Off-roading is the ultimate thrill ride, but it’s not the easiest thing to do. Although it may seem like little skill is involved, you should know a few things before you enjoy the mud. These common off-roading mistakes you should avoid allow you to have fun and stay safe.
Forgetting Emergency Supplies
When riding along steep off-roading terrain, anything can go haywire, from stalling out to getting stuck. We understand that contemplating worst-case situations might be depressing. Nonetheless, it’s necessary to do so to arrange a safer off-roading adventure.
Prepare for the unexpected by packing everything you need to have in the event of a disaster before hitting the dirt roads. If an accident strikes, leaving you trapped in the middle of nowhere for several hours or even days, you’ll want to have the following tools on hand to fix any of the typical truck problems that may occur:
- A flashlight and shovel
- Blankets to keep warm
- Food and water
- Recovery gear (traction pads and recovery straps).
Packing Too Much
While it’s important to plan, bringing too much might be dangerous in and of itself. Towing capacity varies from vehicle to vehicle, and straining your vehicle past its means could cause damage to its vital components. Issues may arise in anything from the suspension system to the powertrain.

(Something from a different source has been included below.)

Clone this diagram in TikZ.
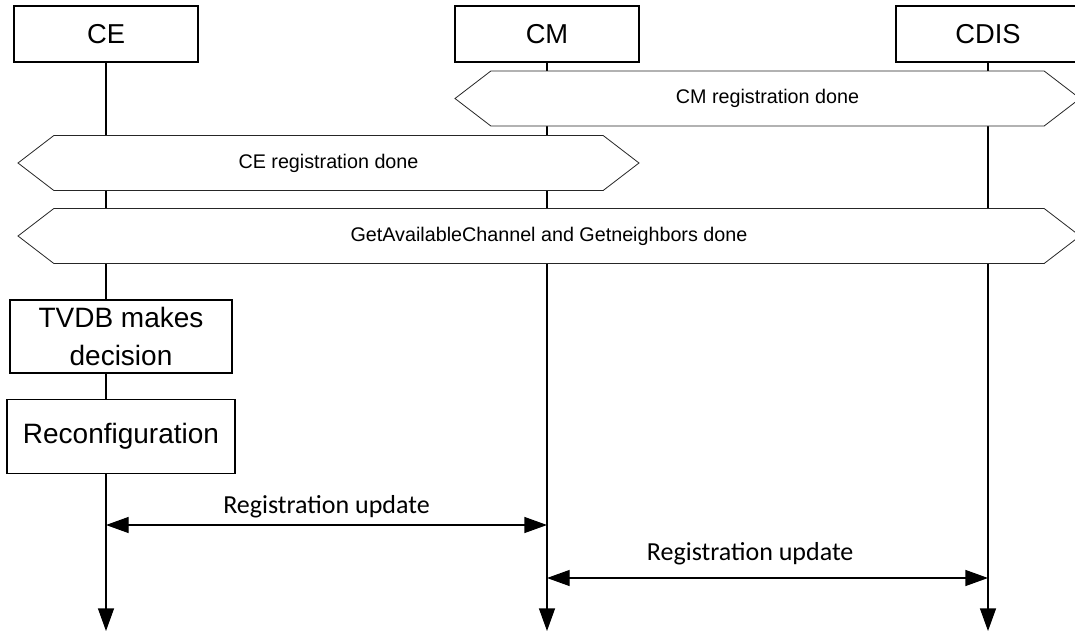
\documentclass[tikz,border=0pt]{standalone}
\usepackage{fontspec}
\setmainfont{Liberation Sans}
\newfontfamily\calfont{Carlito}
\usetikzlibrary{arrows.meta,shapes.symbols}
\tikzset{
  entity/.style={draw, fill=white, line width=0.8pt, minimum width=138pt, minimum height=42pt, font=\fontsize{20.5}{24}\selectfont},
  procbox/.style={draw, fill=white, line width=0.8pt, align=center, font=\fontsize{21}{29}\selectfont},
  donebar/.style={signal, signal to=west and east, signal pointer angle=75, draw=black!85, fill=white, line width=0.6pt, minimum height=41.25pt, inner sep=0pt, font=\fontsize{14.8}{16}\selectfont},
  life/.style={line width=1pt, -{Triangle[length=17pt,width=12pt]}},
  msg/.style={line width=1pt, {Triangle[length=17pt,width=12pt]}-{Triangle[length=17pt,width=12pt]}},
  msglabel/.style={font=\calfont\fontsize{19.5}{22}\selectfont, anchor=base, inner sep=0pt}
}
\begin{document}
\begin{tikzpicture}[x=0.75pt, y=-0.75pt]
\useasboundingbox (0,0) rectangle (1075,632);
% entities
\node[entity] (ce) at (106,34) {CE};
\node[entity] (cm) at (547,34) {CM};
\node[entity] (cdis) at (988,34) {CDIS};
\coordinate (ceend) at (106,631);
\coordinate (cmend) at (547,631);
\coordinate (cdisend) at (988,631);
\draw[life] (ce) -- (ceend);
\draw[life] (cm) -- (cmend);
\draw[life] (cdis) -- (cdisend);
% shared states
\node[donebar, minimum width=468.75pt] (cmreg) at (767.5,98.5) {CM registration done};
\node[donebar, minimum width=465.75pt] (cereg) at (328.5,163) {CE registration done};
\node[donebar, minimum width=796.5pt] (getch) at (549,236) {GetAvailableChannel and Getneighbors done};
% local actions
\node[procbox, minimum width=166.5pt, minimum height=54.75pt] (tvdb) at (121,336.5) {TVDB makes\\decision};
\node[procbox, minimum width=171pt, minimum height=55pt] (reconf) at (121,436.5) {Reconfiguration};
% messages
\draw[msg] (ce |- 0,525) -- node[msglabel, yshift=8.5pt] (upd1) {Registration update} (cm |- 0,525);
\draw[msg] (cm |- 0,578) -- node[msglabel, yshift=13.5pt, xshift=-13pt] (upd2) {Registration update} (cdis |- 0,578);
\end{tikzpicture}
\end{document}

Such stress may substantially impact the vehicle’s effectiveness and pose operational concerns. Furthermore, extra weight may throw a vehicle’s center of gravity off, making crossing uneven terrain or ascending steep inclines perilous. Before embarking on an off-road adventure, check the owner’s handbook to verify you haven’t exceeded the maximum towing capacity.
Being a Daredevil
One of the major perks of off-roading is pushing your boundaries. The thrill you get from exploring new sights and driving through tumultuous terrain makes you feel like you can take on the road. However, you’re not a caped crusader and must stay within your limitations if you don’t want to destroy your vehicle or yourself. To off-road properly, drivers should gradually progress to increasingly difficult trails as they acquire expertise rather than testing their abilities immediately.
Following Trail Etiquette
Although there are no lane lines or speed limits to follow, that doesn’t mean you can drive recklessly. Most courteous and seasoned off-roaders follow specific unwritten rules to ensure a secure driving environment on the trails. Failure to educate yourself with these guidelines may result in a deadly accident or, at the very least, many angry stares from other off-roading enthusiasts.
Simple things like keeping your distance, giving the right of way, driving safely, and avoiding parking on marked trails should appease other riders and hiking pedestrians. The one cardinal rule you should never break is littering. Treat these trails like they’re part of your home, and keep things clean.
Knowing the common off-roading mistakes you should avoid helps make the rookie learning curve easier to master. The best lesson you can take from this is that it’s better to be safe than sorry, especially when you’re behind the wheel in unfamiliar surroundings.